-- AIM --
Exclude pictures. Extract exactly the lines from the one that contains "Rebuild this chart" down to the one that contains "d3.scaleLinear().domain([0, 80]).range([plot.bottom, plot.top]);", both included.

-- SUPPLIED DATA --
>> begin

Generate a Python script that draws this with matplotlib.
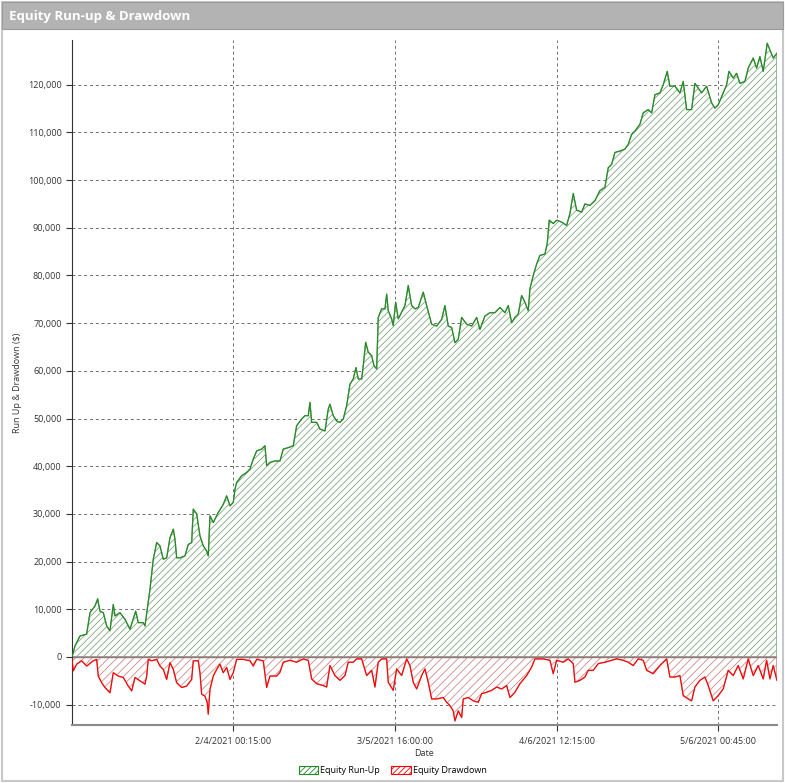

>> end
>> begin

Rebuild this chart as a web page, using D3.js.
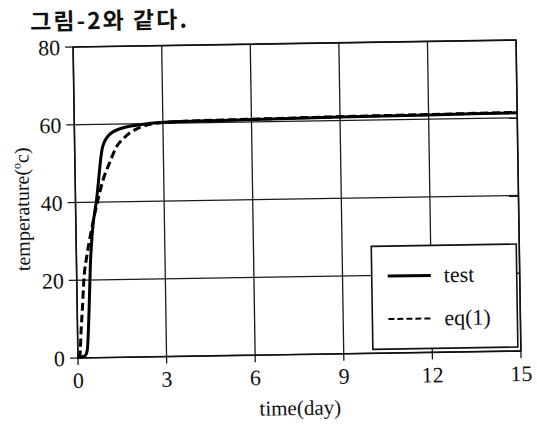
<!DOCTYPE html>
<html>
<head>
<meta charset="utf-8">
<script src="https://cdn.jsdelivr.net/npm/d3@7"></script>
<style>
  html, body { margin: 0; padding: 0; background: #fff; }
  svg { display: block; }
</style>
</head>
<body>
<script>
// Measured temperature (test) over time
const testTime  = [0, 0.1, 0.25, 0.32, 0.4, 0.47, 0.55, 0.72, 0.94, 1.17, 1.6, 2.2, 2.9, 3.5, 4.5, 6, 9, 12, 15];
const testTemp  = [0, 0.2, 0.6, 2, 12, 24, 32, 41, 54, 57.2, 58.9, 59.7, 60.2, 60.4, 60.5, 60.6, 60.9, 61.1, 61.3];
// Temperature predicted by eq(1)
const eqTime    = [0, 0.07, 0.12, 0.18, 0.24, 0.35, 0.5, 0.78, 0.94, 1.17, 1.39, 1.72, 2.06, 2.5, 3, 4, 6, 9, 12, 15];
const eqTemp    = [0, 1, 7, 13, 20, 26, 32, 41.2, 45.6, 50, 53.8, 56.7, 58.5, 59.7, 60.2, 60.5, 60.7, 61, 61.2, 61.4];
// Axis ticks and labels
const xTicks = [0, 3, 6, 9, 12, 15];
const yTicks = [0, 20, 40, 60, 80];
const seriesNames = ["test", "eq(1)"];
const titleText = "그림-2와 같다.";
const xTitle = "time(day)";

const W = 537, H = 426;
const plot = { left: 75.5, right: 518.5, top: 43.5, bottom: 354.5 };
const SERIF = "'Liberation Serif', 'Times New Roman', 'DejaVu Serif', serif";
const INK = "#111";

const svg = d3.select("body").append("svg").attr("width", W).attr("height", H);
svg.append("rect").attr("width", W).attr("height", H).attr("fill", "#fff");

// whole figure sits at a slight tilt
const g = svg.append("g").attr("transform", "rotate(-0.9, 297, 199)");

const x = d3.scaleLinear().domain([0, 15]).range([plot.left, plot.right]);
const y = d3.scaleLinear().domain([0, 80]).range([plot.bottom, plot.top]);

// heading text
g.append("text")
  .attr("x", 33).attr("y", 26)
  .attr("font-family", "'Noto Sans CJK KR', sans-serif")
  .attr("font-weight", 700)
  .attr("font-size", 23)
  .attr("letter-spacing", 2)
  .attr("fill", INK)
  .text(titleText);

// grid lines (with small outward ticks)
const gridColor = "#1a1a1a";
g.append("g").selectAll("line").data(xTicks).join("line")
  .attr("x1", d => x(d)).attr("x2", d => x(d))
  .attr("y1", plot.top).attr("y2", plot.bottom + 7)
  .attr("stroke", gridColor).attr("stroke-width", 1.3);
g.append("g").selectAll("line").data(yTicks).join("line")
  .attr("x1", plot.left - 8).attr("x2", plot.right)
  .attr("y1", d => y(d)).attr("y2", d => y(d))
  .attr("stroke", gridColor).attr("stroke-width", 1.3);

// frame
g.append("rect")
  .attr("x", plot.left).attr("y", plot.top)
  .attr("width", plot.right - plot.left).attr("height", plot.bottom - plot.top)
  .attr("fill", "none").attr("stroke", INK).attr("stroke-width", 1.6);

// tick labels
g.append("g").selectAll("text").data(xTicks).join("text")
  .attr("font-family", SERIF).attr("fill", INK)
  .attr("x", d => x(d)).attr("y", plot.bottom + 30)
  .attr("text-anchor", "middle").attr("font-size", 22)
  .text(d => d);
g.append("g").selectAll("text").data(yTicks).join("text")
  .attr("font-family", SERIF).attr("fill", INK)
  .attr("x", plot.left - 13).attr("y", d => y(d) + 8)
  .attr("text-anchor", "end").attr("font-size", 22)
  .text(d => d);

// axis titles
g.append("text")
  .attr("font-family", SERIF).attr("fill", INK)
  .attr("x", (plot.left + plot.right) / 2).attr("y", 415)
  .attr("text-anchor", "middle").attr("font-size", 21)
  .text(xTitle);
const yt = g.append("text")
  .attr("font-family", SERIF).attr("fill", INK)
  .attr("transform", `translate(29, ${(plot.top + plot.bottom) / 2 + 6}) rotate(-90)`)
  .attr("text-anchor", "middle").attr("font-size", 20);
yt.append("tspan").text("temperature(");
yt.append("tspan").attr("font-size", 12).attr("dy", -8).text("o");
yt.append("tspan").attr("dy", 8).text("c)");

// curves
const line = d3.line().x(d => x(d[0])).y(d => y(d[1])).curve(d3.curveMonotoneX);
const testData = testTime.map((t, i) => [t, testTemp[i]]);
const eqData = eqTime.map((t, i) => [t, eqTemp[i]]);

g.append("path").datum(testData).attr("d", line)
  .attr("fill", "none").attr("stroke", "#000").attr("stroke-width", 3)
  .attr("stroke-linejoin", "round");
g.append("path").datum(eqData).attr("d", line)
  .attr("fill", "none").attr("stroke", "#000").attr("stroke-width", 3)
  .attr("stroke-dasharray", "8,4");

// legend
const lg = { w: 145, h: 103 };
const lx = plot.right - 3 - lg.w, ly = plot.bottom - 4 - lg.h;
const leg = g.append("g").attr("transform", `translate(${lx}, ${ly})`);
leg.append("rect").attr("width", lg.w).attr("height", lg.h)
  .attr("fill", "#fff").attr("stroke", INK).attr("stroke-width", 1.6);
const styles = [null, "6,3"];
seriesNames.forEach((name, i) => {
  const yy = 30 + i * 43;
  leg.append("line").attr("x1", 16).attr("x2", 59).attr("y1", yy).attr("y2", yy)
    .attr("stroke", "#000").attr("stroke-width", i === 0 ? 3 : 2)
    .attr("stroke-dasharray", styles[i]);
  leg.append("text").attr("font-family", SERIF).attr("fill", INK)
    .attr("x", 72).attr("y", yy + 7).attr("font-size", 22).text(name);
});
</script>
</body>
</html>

>> end

-- FINISHED ANSWER --
Rebuild this chart as a web page, using D3.js.
<!DOCTYPE html>
<html>
<head>
<meta charset="utf-8">
<script src="https://cdn.jsdelivr.net/npm/d3@7"></script>
<style>
  html, body { margin: 0; padding: 0; background: #fff; }
  svg { display: block; }
</style>
</head>
<body>
<script>
// Measured temperature (test) over time
const testTime  = [0, 0.1, 0.25, 0.32, 0.4, 0.47, 0.55, 0.72, 0.94, 1.17, 1.6, 2.2, 2.9, 3.5, 4.5, 6, 9, 12, 15];
const testTemp  = [0, 0.2, 0.6, 2, 12, 24, 32, 41, 54, 57.2, 58.9, 59.7, 60.2, 60.4, 60.5, 60.6, 60.9, 61.1, 61.3];
// Temperature predicted by eq(1)
const eqTime    = [0, 0.07, 0.12, 0.18, 0.24, 0.35, 0.5, 0.78, 0.94, 1.17, 1.39, 1.72, 2.06, 2.5, 3, 4, 6, 9, 12, 15];
const eqTemp    = [0, 1, 7, 13, 20, 26, 32, 41.2, 45.6, 50, 53.8, 56.7, 58.5, 59.7, 60.2, 60.5, 60.7, 61, 61.2, 61.4];
// Axis ticks and labels
const xTicks = [0, 3, 6, 9, 12, 15];
const yTicks = [0, 20, 40, 60, 80];
const seriesNames = ["test", "eq(1)"];
const titleText = "그림-2와 같다.";
const xTitle = "time(day)";

const W = 537, H = 426;
const plot = { left: 75.5, right: 518.5, top: 43.5, bottom: 354.5 };
const SERIF = "'Liberation Serif', 'Times New Roman', 'DejaVu Serif', serif";
const INK = "#111";

const svg = d3.select("body").append("svg").attr("width", W).attr("height", H);
svg.append("rect").attr("width", W).attr("height", H).attr("fill", "#fff");

// whole figure sits at a slight tilt
const g = svg.append("g").attr("transform", "rotate(-0.9, 297, 199)");

const x = d3.scaleLinear().domain([0, 15]).range([plot.left, plot.right]);
const y = d3.scaleLinear().domain([0, 80]).range([plot.bottom, plot.top]);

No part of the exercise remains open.